Clerk: blah blah blah...neither A nor B...(run hand through shoulder length wavy hair)...blah blah blah...can I see your card just to verify that you are, in fact, humanoid...blah blah blah...so if you'll just present me with your Herbie Hancock right there on the screen...

Alpha: Are you even old enough to know who Herbie Hancock is?

Clerk: (all bravado fades) Um, well, I saw it on Tommy Boy. He's like a guy from some band or something.

Alpha: Do you know why that line is funny in the movie?

(chirp chirp chirp--those are crickets)

Alpha: (cont.) Do you know who John Hancock is?

(chirp chirp chirp)

(And here is how I know I was still operating in the realm of public service)
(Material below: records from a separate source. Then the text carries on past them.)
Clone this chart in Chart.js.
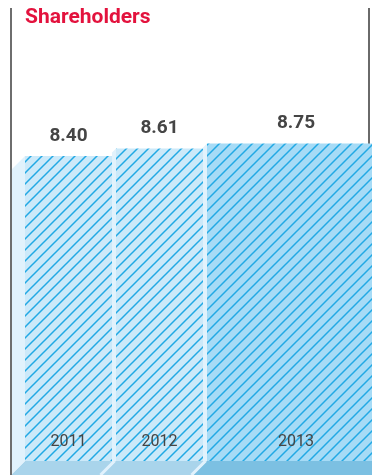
<!DOCTYPE html>
<html>
<head>
<meta charset="utf-8">
<script src="https://cdn.jsdelivr.net/npm/chart.js@4/dist/chart.umd.min.js"></script>
<style>
  html, body { margin: 0; padding: 0; background: #fff; overflow: hidden; }
  #frame { width: 372px; height: 475px; overflow: hidden; position: relative; }
  #wrap { width: 400px; height: 475px; position: absolute; left: 0; top: 0; }
</style>
</head>
<body>
<div id="frame"><div id="wrap"><canvas id="chart"></canvas></div></div>
<script>
// Shareholders per year
const years = ['2011', '2012', '2013'];
const shareholders = [8.40, 8.61, 8.75];

// Look of the prism bars
const look = {
  spans: [1, 1, 2],            // relative width of each bar
  gap: 4,                      // light seam between bars
  depth: 13,                   // depth of the left side face
  face: ['#cce9f9', '#cce9f9', '#a6dbf6'],
  stripe: '#22a9e4',
  side: '#e1f2fc',
  floor: ['#a9d4eb', '#a9d4eb', '#7cc0e2'],
  rule: '#6e6e6e',
  text: '#454545'
};

function hatch(bg) {
  const s = 11;
  const c = document.createElement('canvas');
  c.width = s; c.height = s;
  const g = c.getContext('2d');
  g.fillStyle = bg;
  g.fillRect(0, 0, s, s);
  g.strokeStyle = look.stripe;
  g.lineWidth = 1.5;
  g.beginPath();
  g.moveTo(-2, s + 2); g.lineTo(s + 2, -2);
  g.moveTo(-2, 2); g.lineTo(2, -2);
  g.moveTo(s - 2, s + 2); g.lineTo(s + 2, s - 2);
  g.stroke();
  return g.createPattern(c, 'repeat');
}

function poly(ctx, pts, fill) {
  ctx.beginPath();
  ctx.moveTo(pts[0][0], pts[0][1]);
  for (let i = 1; i < pts.length; i++) ctx.lineTo(pts[i][0], pts[i][1]);
  ctx.closePath();
  ctx.fillStyle = fill;
  ctx.fill();
}

const prism = {
  id: 'prism',
  afterDatasetsUpdate(chart) {
    // lay bars side by side, each as wide as its span
    const meta = chart.getDatasetMeta(0);
    const area = chart.chartArea;
    const total = look.spans.reduce((a, b) => a + b, 0);
    const unit = (area.right - area.left) / total;
    let start = 0;
    meta.data.forEach((bar, i) => {
      const w = look.spans[i] * unit - look.gap;
      const left = area.left + start * unit;
      bar.x = left + w / 2;
      bar.width = w;
      start += look.spans[i];
    });
  },
  beforeDatasetsDraw(chart) {
    const ctx = chart.ctx;
    const meta = chart.getDatasetMeta(0);
    const base = chart.scales.y.getPixelForValue(0);
    const drop = chart.height - base;
    const d = look.depth, g = look.gap;
    ctx.save();
    // right rule, hidden behind the widest bar
    ctx.strokeStyle = '#454545';
    ctx.lineWidth = 1.6;
    ctx.beginPath();
    ctx.moveTo(369, 8);
    ctx.lineTo(369, base);
    ctx.stroke();
    // floor strip
    meta.data.forEach((bar, i) => {
      const L = bar.x - bar.width / 2;
      const next = meta.data[i + 1];
      const R = next ? next.x - next.width / 2 : chart.width + drop;
      poly(ctx, [[L, base], [R, base], [R - drop, base + drop], [L - drop, base + drop]], look.floor[i]);
    });
    // side faces and seams
    meta.data.forEach((bar, i) => {
      const L = bar.x - bar.width / 2;
      const top = bar.y;
      if (i === 0) {
        poly(ctx, [[L - d, top + d], [L, top], [L, base], [L - drop, base + drop], [L - d, base + drop]], look.side);
      } else {
        poly(ctx, [[L - g, top + g], [L, top], [L, base], [L - g, base]], look.side);
        ctx.strokeStyle = look.side;
        ctx.lineWidth = 3;
        ctx.beginPath();
        ctx.moveTo(L - 1.5, base);
        ctx.lineTo(L - 1.5 - drop, base + drop);
        ctx.stroke();
      }
    });
    ctx.restore();
  },
  afterDatasetsDraw(chart) {
    const ctx = chart.ctx;
    const meta = chart.getDatasetMeta(0);
    const base = chart.scales.y.getPixelForValue(0);
    ctx.save();
    // left rule
    ctx.strokeStyle = look.rule;
    ctx.lineWidth = 2;
    ctx.beginPath();
    ctx.moveTo(11, 8);
    ctx.lineTo(11, chart.height);
    ctx.stroke();
    ctx.fillStyle = look.text;
    ctx.textAlign = 'center';
    ctx.textBaseline = 'alphabetic';
    meta.data.forEach((bar, i) => {
      ctx.font = 'bold 19px Roboto, "DejaVu Sans", sans-serif';
      ctx.fillText(shareholders[i].toFixed(2), bar.x, bar.y - 15.5);
      ctx.font = '16px Roboto, "DejaVu Sans", sans-serif';
      ctx.fillText(years[i], bar.x, base - 15);
    });
    ctx.restore();
  }
};

new Chart(document.getElementById('chart'), {
  type: 'bar',
  data: {
    labels: years,
    datasets: [{
      label: 'Shareholders',
      data: shareholders,
      backgroundColor: look.face.map(hatch),
      borderWidth: 0
    }]
  },
  options: {
    responsive: true,
    maintainAspectRatio: false,
    animation: false,
    events: [],
    layout: { padding: { left: 25, right: 11, top: 4, bottom: 14 } },
    scales: {
      x: { display: false },
      y: { display: false, min: 0, max: 12 }
    },
    plugins: {
      legend: { display: false },
      tooltip: { enabled: false },
      title: {
        display: true,
        text: 'Shareholders',
        align: 'start',
        color: '#e3123d',
        font: { family: 'Roboto', weight: 'bold', size: 21, lineHeight: 0.7 },
        padding: { top: 6.7, bottom: 0 }
      }
    }
  },
  plugins: [prism]
});
</script>
</body>
</html>
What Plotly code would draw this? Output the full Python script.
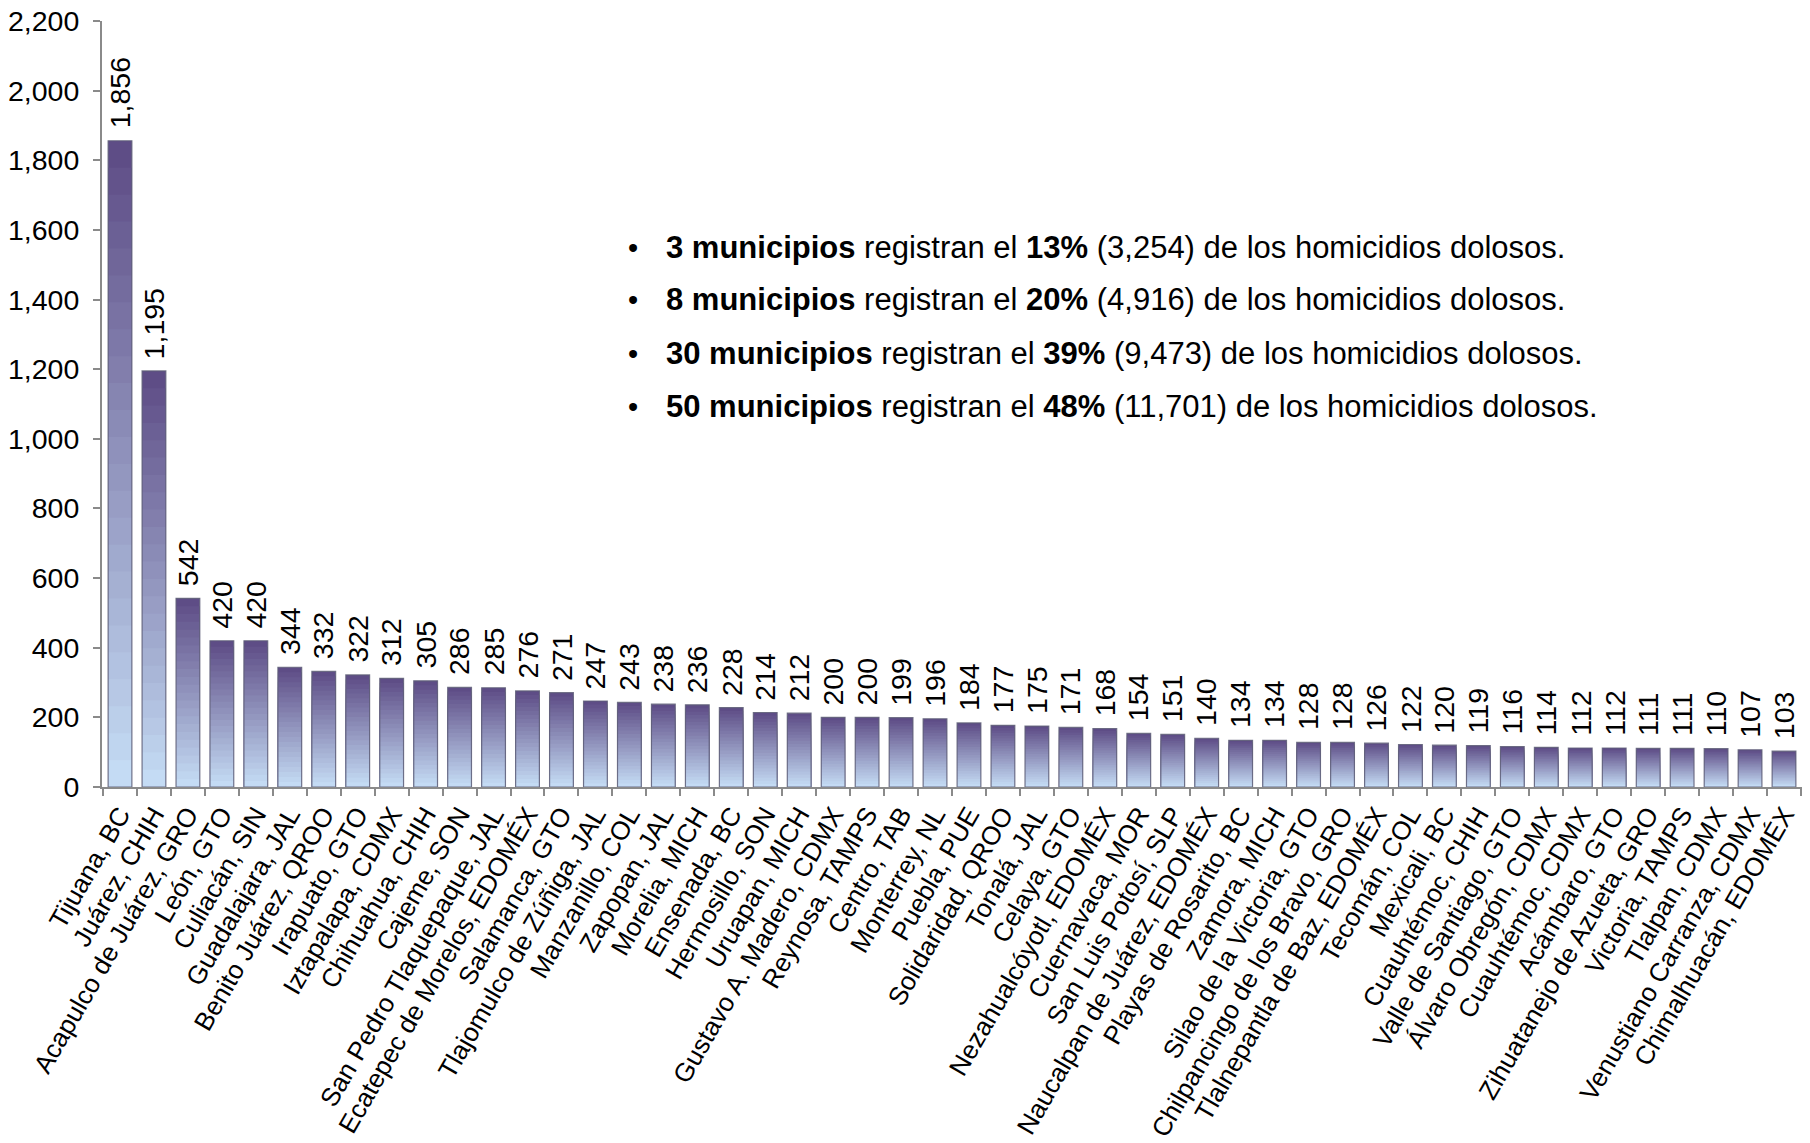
import plotly.graph_objects as go

municipios = [
    "Tijuana, BC", "Juárez, CHIH", "Acapulco de Juárez, GRO", "León, GTO", "Culiacán, SIN",
    "Guadalajara, JAL", "Benito Juárez, QROO", "Irapuato, GTO", "Iztapalapa, CDMX", "Chihuahua, CHIH",
    "Cajeme, SON", "San Pedro Tlaquepaque, JAL", "Ecatepec de Morelos, EDOMÉX", "Salamanca, GTO",
    "Tlajomulco de Zúñiga, JAL", "Manzanillo, COL", "Zapopan, JAL", "Morelia, MICH", "Ensenada, BC",
    "Hermosillo, SON", "Uruapan, MICH", "Gustavo A. Madero, CDMX", "Reynosa, TAMPS", "Centro, TAB",
    "Monterrey, NL", "Puebla, PUE", "Solidaridad, QROO", "Tonalá, JAL", "Celaya, GTO",
    "Nezahualcóyotl, EDOMÉX", "Cuernavaca, MOR", "San Luis Potosí, SLP", "Naucalpan de Juárez, EDOMÉX",
    "Playas de Rosarito, BC", "Zamora, MICH", "Silao de la Victoria, GTO", "Chilpancingo de los Bravo, GRO",
    "Tlalnepantla de Baz, EDOMÉX", "Tecomán, COL", "Mexicali, BC", "Cuauhtémoc, CHIH",
    "Valle de Santiago, GTO", "Álvaro Obregón, CDMX", "Cuauhtémoc, CDMX", "Acámbaro, GTO",
    "Zihuatanejo de Azueta, GRO", "Victoria, TAMPS", "Tlalpan, CDMX", "Venustiano Carranza, CDMX",
    "Chimalhuacán, EDOMÉX",
]

homicidios = [
    1856, 1195, 542, 420, 420, 344, 332, 322, 312, 305,
    286, 285, 276, 271, 247, 243, 238, 236, 228, 214,
    212, 200, 200, 199, 196, 184, 177, 175, 171, 168,
    154, 151, 140, 134, 134, 128, 128, 126, 122, 120,
    119, 116, 114, 112, 112, 111, 111, 110, 107, 103,
]

y_ticks = [0, 200, 400, 600, 800, 1000, 1200, 1400, 1600, 1800, 2000, 2200]

notas = [
    "<b>3 municipios</b> registran el <b>13%</b> (3,254) de los homicidios dolosos.",
    "<b>8 municipios</b> registran el <b>20%</b> (4,916) de los homicidios dolosos.",
    "<b>30 municipios</b> registran el <b>39%</b> (9,473) de los homicidios dolosos.",
    "<b>50 municipios</b> registran el <b>48%</b> (11,701) de los homicidios dolosos.",
]

FONT = "Liberation Sans, Arial, sans-serif"
TOP = (92, 74, 132)
BOTTOM = (198, 222, 246)
N_LAYERS = 24
BARGAP = 0.3

fig = go.Figure()

# Vertical gradient: overlaid bars, each a fraction of the data value
for k in range(N_LAYERS):
    frac = (N_LAYERS - k) / N_LAYERS
    t = (N_LAYERS - k - 0.5) / N_LAYERS
    c = tuple(round(BOTTOM[i] + (TOP[i] - BOTTOM[i]) * t) for i in range(3))
    fig.add_trace(go.Bar(
        x=municipios,
        y=[v * frac for v in homicidios],
        marker=dict(color=f"rgb{c}", line=dict(width=0)),
        hoverinfo="skip",
        showlegend=False,
    ))

# Outline
fig.add_trace(go.Bar(
    x=municipios,
    y=homicidios,
    marker=dict(color="rgba(0,0,0,0)", line=dict(color="rgba(95,95,120,0.85)", width=1.2)),
    showlegend=False,
))

# Data labels (rotated) above each bar
for m, v in zip(municipios, homicidios):
    fig.add_annotation(x=m, y=v, text=f"{v:,}", textangle=-90, showarrow=False,
                       xanchor="center", yanchor="bottom", yshift=10,
                       font=dict(family=FONT, size=28.5, color="#000000"))

for i, txt in enumerate(notas):
    ypos = [0.7037, 0.6358, 0.5653, 0.4961][i]
    fig.add_annotation(xref="paper", yref="paper", x=0.3121, y=ypos, text="•",
                       showarrow=False, xanchor="center", yanchor="middle",
                       font=dict(family=FONT, size=29, color="#000000"))
    fig.add_annotation(xref="paper", yref="paper", x=0.3306, y=ypos, text=txt,
                       showarrow=False, xanchor="left", yanchor="middle",
                       font=dict(family=FONT, size=31, color="#000000"))

fig.update_layout(
    width=1794, height=1127,
    barmode="overlay", bargap=BARGAP,
    plot_bgcolor="white", paper_bgcolor="white",
    margin=dict(l=94, r=0, t=13, b=348),
    font=dict(family=FONT, size=26, color="#000000"),
)
fig.update_xaxes(
    type="category", tickmode="linear", tick0=0, dtick=1,
    tickangle=-60, tickson="boundaries",
    ticks="outside", ticklen=7, tickwidth=2, tickcolor="#8a8a8a",
    showline=True, linecolor="#8a8a8a", linewidth=2,
    showgrid=False, automargin=False,
    tickfont=dict(family=FONT, size=26, color="#000000"),
)
fig.update_yaxes(
    range=[0, 2200], tickvals=y_ticks, tickformat=",",
    ticks="outside", ticklen=7, tickwidth=2, tickcolor="#8a8a8a",
    showline=True, linecolor="#8a8a8a", linewidth=2,
    showgrid=False, zeroline=False, automargin=False,
    ticklabelstandoff=8, ticklabeloverflow="allow",
    tickfont=dict(family=FONT, size=28.5, color="#000000"),
)

fig.write_html("out.html")
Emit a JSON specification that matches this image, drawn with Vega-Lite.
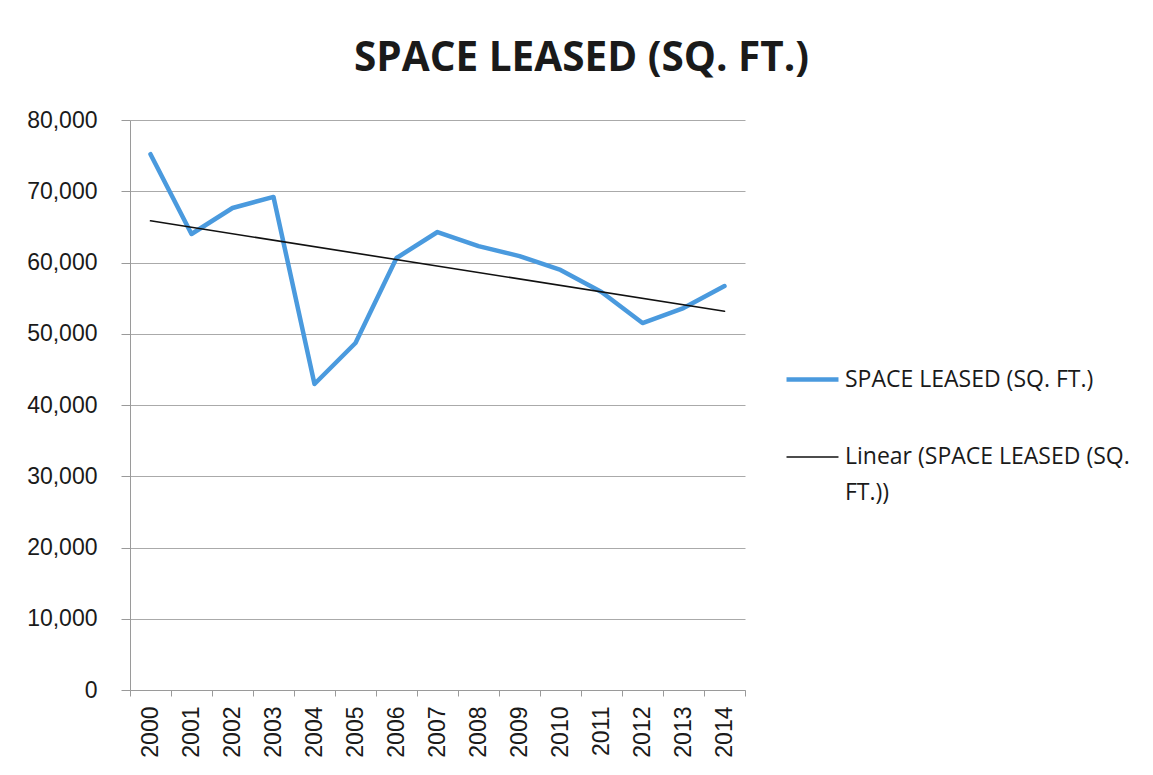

Clerk: (nervously) Well, I know his name is what some people say when they ask for a signature.

Alpha: Declaration of Independence?

Clerk: YAH! That guy! He wrote his name real big, right?

Alpha: He did, indeed.

Clerk: (genuinely smiles) Thanks!

1 comment:

Lorraine said...

Good for you! I want to do the same thing to waiters who call me and my friends "girls." Not that there's any edumacatin to be done there, just want to, one day, say "Watch you tongue, young man, and speak more respectfully of your elders and betters."

WV: bunkise -- the stuff that will be on any bunk out there tonight. MINUS 3!